Pull out every line below that contains the word "Output".

### [Provided data]
** Begin **
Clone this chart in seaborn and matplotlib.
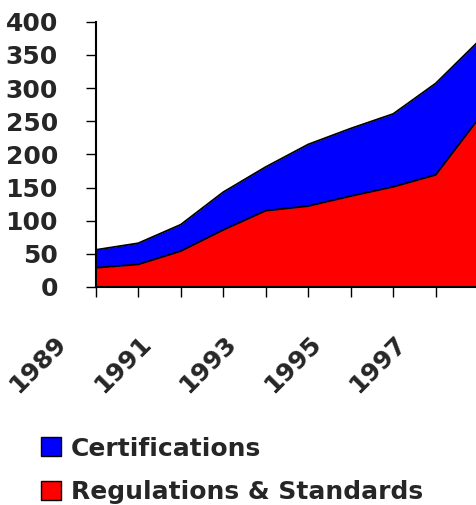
** End **
** Begin **
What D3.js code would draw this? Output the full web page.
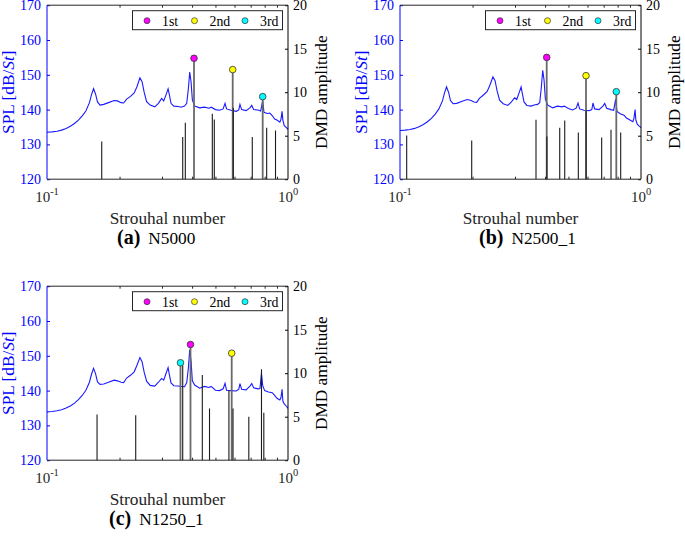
** End **
** Begin **
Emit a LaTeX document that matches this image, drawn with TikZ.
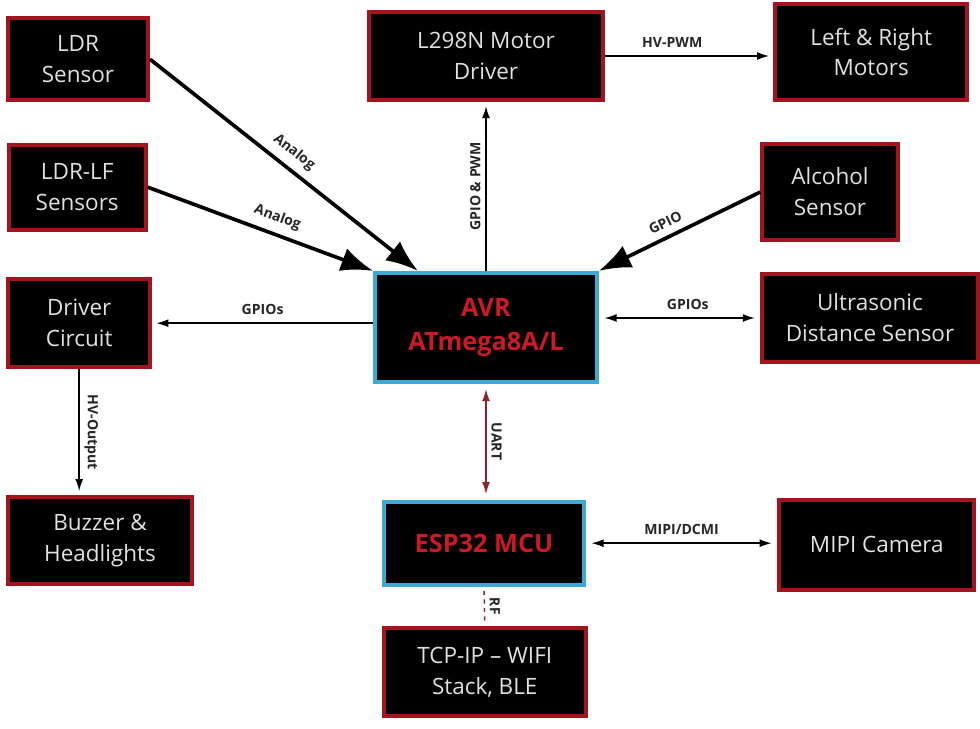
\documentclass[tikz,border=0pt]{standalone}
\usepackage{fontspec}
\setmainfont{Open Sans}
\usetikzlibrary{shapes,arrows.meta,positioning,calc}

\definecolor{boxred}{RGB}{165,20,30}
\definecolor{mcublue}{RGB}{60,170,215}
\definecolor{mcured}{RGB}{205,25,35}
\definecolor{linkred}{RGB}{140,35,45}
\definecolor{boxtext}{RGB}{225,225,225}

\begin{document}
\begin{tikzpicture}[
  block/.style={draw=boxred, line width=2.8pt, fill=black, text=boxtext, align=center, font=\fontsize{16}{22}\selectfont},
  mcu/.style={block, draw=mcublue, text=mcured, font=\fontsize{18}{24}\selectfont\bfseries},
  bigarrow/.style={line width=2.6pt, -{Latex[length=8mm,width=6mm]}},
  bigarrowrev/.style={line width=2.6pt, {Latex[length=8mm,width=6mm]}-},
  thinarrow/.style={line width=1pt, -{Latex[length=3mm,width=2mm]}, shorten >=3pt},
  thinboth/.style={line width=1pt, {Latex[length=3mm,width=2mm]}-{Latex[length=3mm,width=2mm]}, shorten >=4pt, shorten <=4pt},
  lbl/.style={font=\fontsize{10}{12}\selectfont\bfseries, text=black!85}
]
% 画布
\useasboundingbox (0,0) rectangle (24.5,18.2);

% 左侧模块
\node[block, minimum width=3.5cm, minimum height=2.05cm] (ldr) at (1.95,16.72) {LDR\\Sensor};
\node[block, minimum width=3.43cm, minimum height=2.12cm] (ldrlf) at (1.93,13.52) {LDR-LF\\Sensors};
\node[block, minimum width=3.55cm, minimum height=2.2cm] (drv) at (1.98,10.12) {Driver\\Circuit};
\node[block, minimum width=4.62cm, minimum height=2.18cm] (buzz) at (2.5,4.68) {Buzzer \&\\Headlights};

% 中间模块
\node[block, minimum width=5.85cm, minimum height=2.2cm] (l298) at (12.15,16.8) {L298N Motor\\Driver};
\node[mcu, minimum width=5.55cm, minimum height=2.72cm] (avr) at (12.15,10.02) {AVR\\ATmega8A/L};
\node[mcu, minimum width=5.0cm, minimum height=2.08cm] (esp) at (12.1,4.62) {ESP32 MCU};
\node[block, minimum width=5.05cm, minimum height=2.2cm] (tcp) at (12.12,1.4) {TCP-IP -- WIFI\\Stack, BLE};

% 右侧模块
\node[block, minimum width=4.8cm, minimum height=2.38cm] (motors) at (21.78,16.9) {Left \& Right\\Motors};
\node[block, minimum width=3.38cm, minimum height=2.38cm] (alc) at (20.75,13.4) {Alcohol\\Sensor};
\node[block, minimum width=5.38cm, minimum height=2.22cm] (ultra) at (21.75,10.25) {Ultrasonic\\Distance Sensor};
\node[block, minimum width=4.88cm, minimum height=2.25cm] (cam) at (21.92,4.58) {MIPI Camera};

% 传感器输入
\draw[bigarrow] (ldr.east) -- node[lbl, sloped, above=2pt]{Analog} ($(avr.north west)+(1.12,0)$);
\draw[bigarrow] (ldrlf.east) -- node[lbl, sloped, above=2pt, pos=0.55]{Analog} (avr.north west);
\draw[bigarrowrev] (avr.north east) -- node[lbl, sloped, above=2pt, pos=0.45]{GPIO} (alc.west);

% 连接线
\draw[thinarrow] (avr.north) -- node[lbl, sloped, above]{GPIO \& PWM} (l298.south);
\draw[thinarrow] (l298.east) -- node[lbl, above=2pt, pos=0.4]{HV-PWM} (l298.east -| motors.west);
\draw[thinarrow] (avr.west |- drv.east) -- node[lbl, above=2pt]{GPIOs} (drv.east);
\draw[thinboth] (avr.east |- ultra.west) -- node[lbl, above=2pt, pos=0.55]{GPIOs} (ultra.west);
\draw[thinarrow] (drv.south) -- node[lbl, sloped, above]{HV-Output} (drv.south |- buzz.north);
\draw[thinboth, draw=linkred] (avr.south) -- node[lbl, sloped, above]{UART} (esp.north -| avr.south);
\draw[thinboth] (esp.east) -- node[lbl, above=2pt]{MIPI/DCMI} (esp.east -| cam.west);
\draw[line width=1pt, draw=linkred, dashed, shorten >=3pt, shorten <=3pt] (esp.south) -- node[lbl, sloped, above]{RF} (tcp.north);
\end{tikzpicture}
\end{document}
** End **
### [The completed task]
What D3.js code would draw this? Output the full web page.
\draw[thinarrow] (drv.south) -- node[lbl, sloped, above]{HV-Output} (drv.south |- buzz.north);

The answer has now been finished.